いまをどう生きるのか 横田南嶺(臨済宗円覚寺派管長) 阿 純章(天台宗圓融寺住職)

花が咲いている。精いっぱい咲いている。私たちも精いっぱい生きよう──かの松原泰道師の言葉である。その言葉に導かれ、40年にわたり禅の道を歩んできた横田南嶺師と、宗祖伝教大師の法脈を継ぐ天台の名刹を担う阿純章師。それぞれの道で真理を追究してきたお二人に、人間いかに生き、いかに花を咲かせるか、語り合っていただいた。

人間は明るい顔、笑顔で人生に美しい花を咲かせることができるんです

横田南嶺
臨済宗円覚寺派管長

 私が禅の道を志すきっかけとなったのは、松原泰道先生から「花が咲いている。精いっぱい咲いている。私たちも精いっぱい生きよう」という言葉をいただいたことが原点なんですが、長く思い悩んでいた私が明るく生きるきっかけを与えてくださったのも、松原先生でした。
先生は101歳でお亡くなりになりましたが、最後にお目にかかった時に「明るい顔になってよかったね」と言ってくださったんです。私はそれを先生の最後の教えと受け止めて、努めて明るく生きるよう心掛けてきました。
 明るい顔をして生きていくことですよ。人間は明るい顔、笑顔で人生に美しい花を咲かせることができるんです。

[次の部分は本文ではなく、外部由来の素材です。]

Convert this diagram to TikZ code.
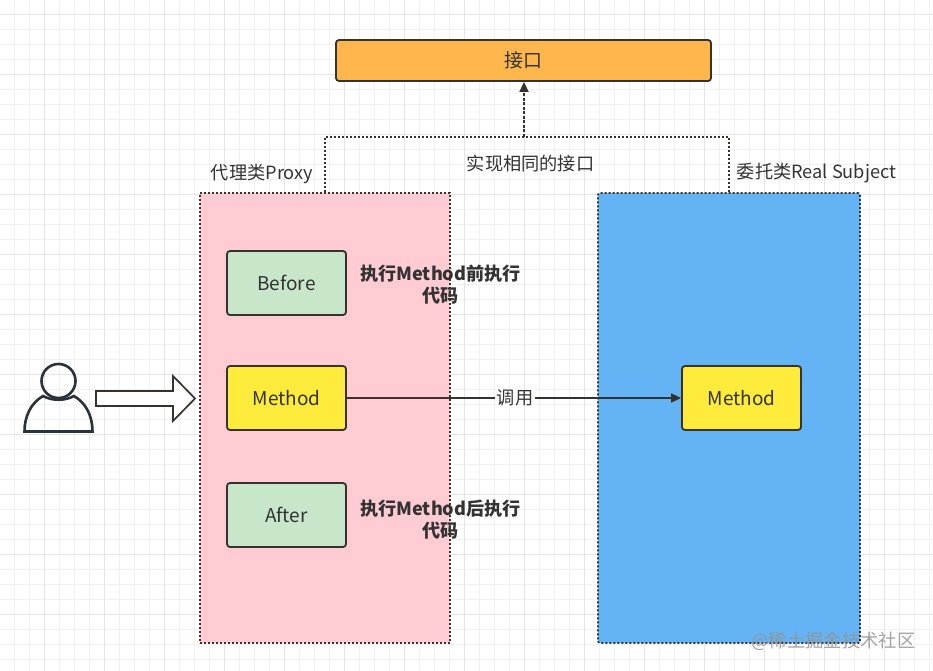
\documentclass[tikz,border=0pt]{standalone}
\usepackage{fontspec}
\setmainfont{Noto Sans CJK SC}
\usetikzlibrary{arrows.meta}
\definecolor{ink}{HTML}{333333}
\definecolor{edge}{HTML}{36322E}
\definecolor{usercol}{HTML}{2B323C}
\definecolor{pinkfill}{HTML}{FFCCD4}
\definecolor{bluefill}{HTML}{63B3F5}
\definecolor{greenfill}{HTML}{C8E6C9}
\definecolor{yellowfill}{HTML}{FFEB3B}
\definecolor{orangefill}{HTML}{FFB74D}
\definecolor{gridminor}{HTML}{F1F1F1}
\definecolor{gridmajor}{HTML}{E5E5E5}
\tikzset{
  x=1pt,y=-1pt,
  lbl/.style={text=ink,font=\fontsize{18.2}{21}\selectfont,inner sep=0pt},
  boldlbl/.style={text=ink,font=\fontsize{18.1}{22}\selectfont\bfseries,inner sep=0pt,align=center},
  card/.style={draw=edge,line width=1.8pt,rounded corners=3pt,minimum width=119pt,minimum height=64pt,text=ink,font=\fontsize{19}{21}\selectfont,inner sep=0pt},
  panel/.style={draw=edge,line width=1.7pt,dash pattern=on 2pt off 2pt,inner sep=0pt},
  link/.style={draw=edge,line width=1.7pt,dash pattern=on 2pt off 2pt},
  tip/.style={-{Triangle[length=10pt,width=9pt]}},
  gridline/.style={line width=.8pt},
  usershape/.style={draw=usercol,line width=2.6pt},
}
\begin{document}
\begin{tikzpicture}
\useasboundingbox (0,0) rectangle (933,671);
\fill[white] (0,0) rectangle (933,671);
% grid
\foreach \i in {0,...,62}{\draw[gridminor,gridline] ({14.7+15*\i},0) -- ({14.7+15*\i},671);}
\foreach \i in {0,...,44}{\draw[gridminor,gridline] (0,{14.7+15*\i}) -- (933,{14.7+15*\i});}
\foreach \i in {0,...,14}{\draw[gridmajor,gridline] ({44.7+60*\i},0) -- ({44.7+60*\i},671);}
\foreach \i in {0,...,10}{\draw[gridmajor,gridline] (0,{14.7+60*\i}) -- (933,{14.7+60*\i});}
% panels
\node[panel,fill=pinkfill,minimum width=250pt,minimum height=450pt] (proxy) at (325,418) {};
\node[panel,fill=bluefill,minimum width=262pt,minimum height=450pt,rounded corners=1.5pt] (real) at (729,418) {};
% cards
\node[card,fill=orangefill,minimum width=375pt,minimum height=41pt] (iface) at (523.5,60.5) {接口};
\node[card,fill=greenfill] (before) at (286.5,283) {Before};
\node[card,fill=yellowfill] (method) at (286.5,398) {Method};
\node[card,fill=greenfill] (after) at (286.5,515) {After};
\node[card,fill=yellowfill] (rmethod) at (741.5,398) {Method};
% implements connector
\coordinate (top) at (524,137);
\draw[link] (proxy.north) -- (proxy.north |- top) -- (real.north |- top) -- (real.north);
\draw[link,tip,dash pattern=on 3pt off 1.5pt] (top) -- (iface.south -| top);
\node[lbl] (same) at (530.5,163.5) {实现相同的接口};
\node[lbl] (proxylbl) at (262,173.5) {代理类Proxy};
\node[lbl] (reallbl) at (816.5,173.5) {委托类Real Subject};
% call
\draw[draw=edge,line width=1.7pt,tip] (method.east) -- (rmethod.west)
  node[pos=.503,fill=white,lbl,inner xsep=2pt,inner ysep=1pt] (call) {调用};
% notes
\node[boldlbl] (n1) at (440.5,284.5) {执行Method前执行\\代码};
\node[boldlbl] (n2) at (440.5,519.5) {执行Method后执行\\代码};
% user
\draw[usershape] (24.5,431.5) .. controls (24.5,416) and (31,403) .. (43,396)
  .. controls (52,401) and (65,401) .. (74,396)
  .. controls (86,403) and (92.5,416) .. (92.5,431.5) -- cycle;
\draw[usershape] (58.5,381) circle[radius=17];
% big arrow
\draw[draw=edge,line width=1.7pt,fill=white] (96,391) -- (173,391) -- (173,376) -- (195,398.5) -- (173,421) -- (173,406) -- (96,406) -- cycle;
% watermark
\node[text=gray!85,opacity=.85,font=\fontsize{18.3}{21}\selectfont,inner sep=0pt] (mark) at (833.5,641) {@稀土掘金技术社区};
\end{tikzpicture}
\end{document}
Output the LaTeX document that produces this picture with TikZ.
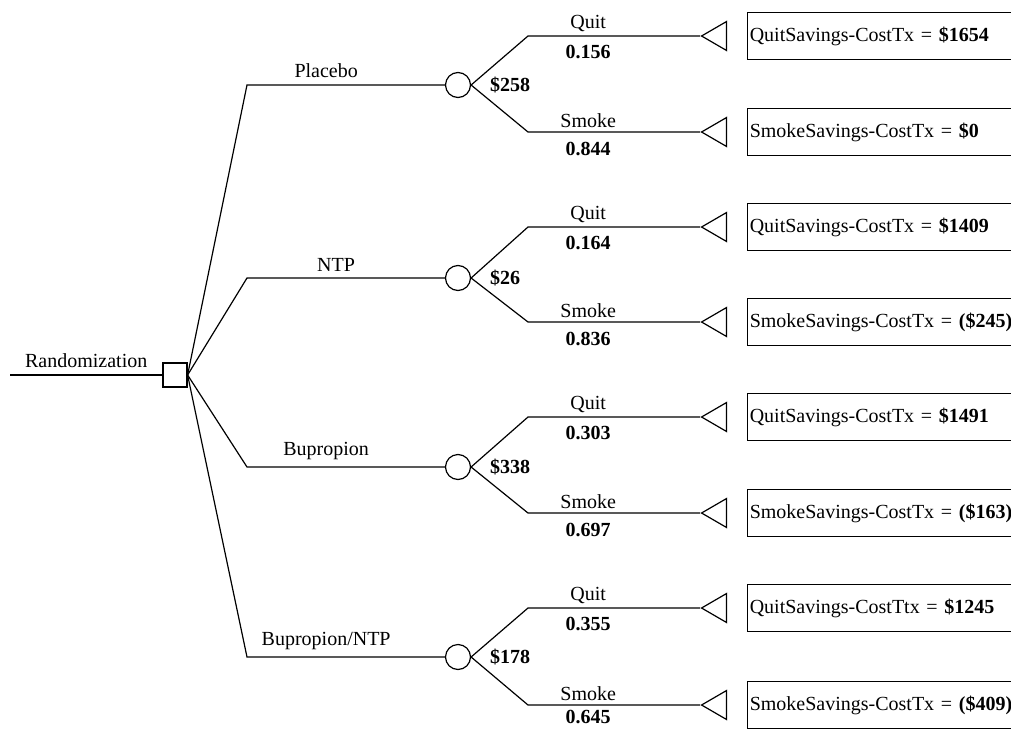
\documentclass[tikz,border=0pt]{standalone}
\usepackage{fontspec}
\setmainfont{Liberation Serif}
\usetikzlibrary{positioning, shapes.geometric}

\begin{document}
\begin{tikzpicture}[x=1pt, y=-1pt, line width=1.2pt, font=\fontsize{20}{24}\selectfont,
        decision/.style={draw, rectangle, minimum size=24pt, inner sep=0pt},
        chance/.style={draw, circle, minimum size=25pt, inner sep=0pt},
        terminal/.style={draw, isosceles triangle, shape border rotate=180, isosceles triangle stretches,
                         minimum width=29pt, minimum height=25pt, inner sep=0pt, anchor=apex},
        payoff/.style={draw, rectangle, right=20pt of #1, minimum height=47pt, text width=284pt, align=left, inner xsep=2pt}]
        \useasboundingbox (0,0) rectangle (1011,728);
        \clip (0,0) rectangle (1011,728);

        % decision node
        \coordinate                                         (root)      at (10,375);
        \node[decision]                                     (rand)      at (175,375) {};
        \draw (root) -- node[above=3pt] {Randomization} (rand);

        % strategies
        \coordinate                                         (e pl)      at (247,85);
        \coordinate                                         (e ntp)     at (247,278);
        \coordinate                                         (e bup)     at (247,467);
        \coordinate                                         (e bn)      at (247,657);
        \node[chance]                                       (c pl)      at (458,85)  {};
        \node[chance]                                       (c ntp)     at (458,278) {};
        \node[chance]                                       (c bup)     at (458,467) {};
        \node[chance]                                       (c bn)      at (458,657) {};
        \node[right=15pt of c pl]                           (v pl)      {\textbf{\$258}};
        \node[right=15pt of c ntp]                          (v ntp)     {\textbf{\$26}};
        \node[right=15pt of c bup]                          (v bup)     {\textbf{\$338}};
        \node[right=15pt of c bn]                           (v bn)      {\textbf{\$178}};

        \draw (rand.east) -- (e pl)  -- node[above=3pt, pos=0.4]  {Placebo}       (c pl);
        \draw (rand.east) -- (e ntp) -- node[above=3pt, pos=0.45] {NTP}           (c ntp);
        \draw (rand.east) -- (e bup) -- node[above=3pt, pos=0.4]  {Bupropion}     (c bup);
        \draw (rand.east) -- (e bn)  -- node[above=3pt, pos=0.4]  {Bupropion/NTP} (c bn);

        % outcomes
        \coordinate                                         (q pl)      at (528,36);
        \coordinate                                         (s pl)      at (528,132);
        \coordinate                                         (q ntp)     at (528,227);
        \coordinate                                         (s ntp)     at (528,322);
        \coordinate                                         (q bup)     at (528,417);
        \coordinate                                         (s bup)     at (528,513);
        \coordinate                                         (q bn)      at (528,608);
        \coordinate                                         (s bn)      at (528,705);
        \node[terminal]                                     (t pl q)    at (700,36)  {};
        \node[terminal]                                     (t pl s)    at (700,132) {};
        \node[terminal]                                     (t ntp q)   at (700,227) {};
        \node[terminal]                                     (t ntp s)   at (700,322) {};
        \node[terminal]                                     (t bup q)   at (700,417) {};
        \node[terminal]                                     (t bup s)   at (700,513) {};
        \node[terminal]                                     (t bn q)    at (700,608) {};
        \node[terminal]                                     (t bn s)    at (700,705) {};

        \draw (c pl.east)  -- (q pl)  -- node[above, pos=0.35] {Quit}  node[below=5pt, pos=0.35] {\textbf{0.156}} (t pl q.apex);
        \draw (c pl.east)  -- (s pl)  -- node[above, pos=0.35] {Smoke} node[below=6pt, pos=0.35] {\textbf{0.844}} (t pl s.apex);
        \draw (c ntp.east) -- (q ntp) -- node[above, pos=0.35] {Quit}  node[below=5pt, pos=0.35] {\textbf{0.164}} (t ntp q.apex);
        \draw (c ntp.east) -- (s ntp) -- node[above, pos=0.35] {Smoke} node[below=6pt, pos=0.35] {\textbf{0.836}} (t ntp s.apex);
        \draw (c bup.east) -- (q bup) -- node[above, pos=0.35] {Quit}  node[below=5pt, pos=0.35] {\textbf{0.303}} (t bup q.apex);
        \draw (c bup.east) -- (s bup) -- node[above, pos=0.35] {Smoke} node[below=6pt, pos=0.35] {\textbf{0.697}} (t bup s.apex);
        \draw (c bn.east)  -- (q bn)  -- node[above, pos=0.35] {Quit}  node[below=5pt, pos=0.35] {\textbf{0.355}} (t bn q.apex);
        \draw (c bn.east)  -- (s bn)  -- node[above, pos=0.35] {Smoke} node[below=1pt, pos=0.35] {\textbf{0.645}} (t bn s.apex);

        % payoffs
        \node[payoff=t pl q]                                (p pl q)    {QuitSavings-CostTx = \textbf{\$1654}};
        \node[payoff=t pl s]                                (p pl s)    {SmokeSavings-CostTx = \textbf{\$0}};
        \node[payoff=t ntp q]                               (p ntp q)   {QuitSavings-CostTx = \textbf{\$1409}};
        \node[payoff=t ntp s]                               (p ntp s)   {SmokeSavings-CostTx = \textbf{(\$245)}};
        \node[payoff=t bup q]                               (p bup q)   {QuitSavings-CostTx = \textbf{\$1491}};
        \node[payoff=t bup s]                               (p bup s)   {SmokeSavings-CostTx = \textbf{(\$163)}};
        \node[payoff=t bn q]                                (p bn q)    {QuitSavings-CostTtx = \textbf{\$1245}};
        \node[payoff=t bn s]                                (p bn s)    {SmokeSavings-CostTx = \textbf{(\$409)}};
    \end{tikzpicture}
\end{document}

花というゴールはずっと先にあるのではなく、いま歩んでいるその足元にあると思います

阿 純章
天台宗圓融寺住職

 人生の局面の一つひとつも何かの手段だと思うと取るに足らないものに見えてしまいますけど、それも美しい人間の花の大切な一つだと思って、いま自分が歩いているこの一歩一歩を慈しみながら生きていくことが大切だと思います。
 お釈迦様がお生まれになった時に、7歩歩いてその足跡に花が咲いたというエピソードがありますが、花というのは歩いた先にあるのではなくて、歩いたその足跡に咲くものなのではないかと思うんです。花というゴールはずっと先にあるのではなく、いま歩んでいるその足元にある。そしてふと振り返った時に、人それぞれに素晴らしい花畑が後ろに広がっているのだと私は思います。

プロフィール

横田南嶺

よこた・なんれい──昭和39年和歌山県生まれ。62年筑波大学卒業。在学中に出家得度し、卒業と同時に京都建仁寺僧堂で修行。平成3年円覚寺僧堂で修行。11年円覚寺僧堂師家。22年臨済宗円覚寺派管長に就任。29年12月花園大学総長に就任。著書に『人生を照らす禅の言葉』『禅が教える人生の大道』(ともに致知出版社)など多数。

阿 純章

おか・じゅんしょう──昭和44年東京都生まれ。平成4年早稲田大学卒業。15年同大学大学院文学研究科東洋哲学専攻博士課程退学。大学院在学中、北京大学に中国政府奨学金留学生として留学。帰国後、早稲田大学、専修大学等で非常勤講師を務める。現在は天台宗圓融寺住職、円融寺幼稚園園長。著書に『「迷子」のすすめ』(春秋社)。


編集後記

本誌連載でもお馴染みの臨済宗円覚寺派管長の横田南嶺さんには、天台宗圓融寺住職の阿純章さんとご対談いただきました。宗派は異なるもののお二人のお話はとても弾み、終わりのない禅の工夫や、幼稚園児から得た気づき等々、たくさんの印象的な話題を通じて、いま、ここに花を咲かせるための道を示していただきました。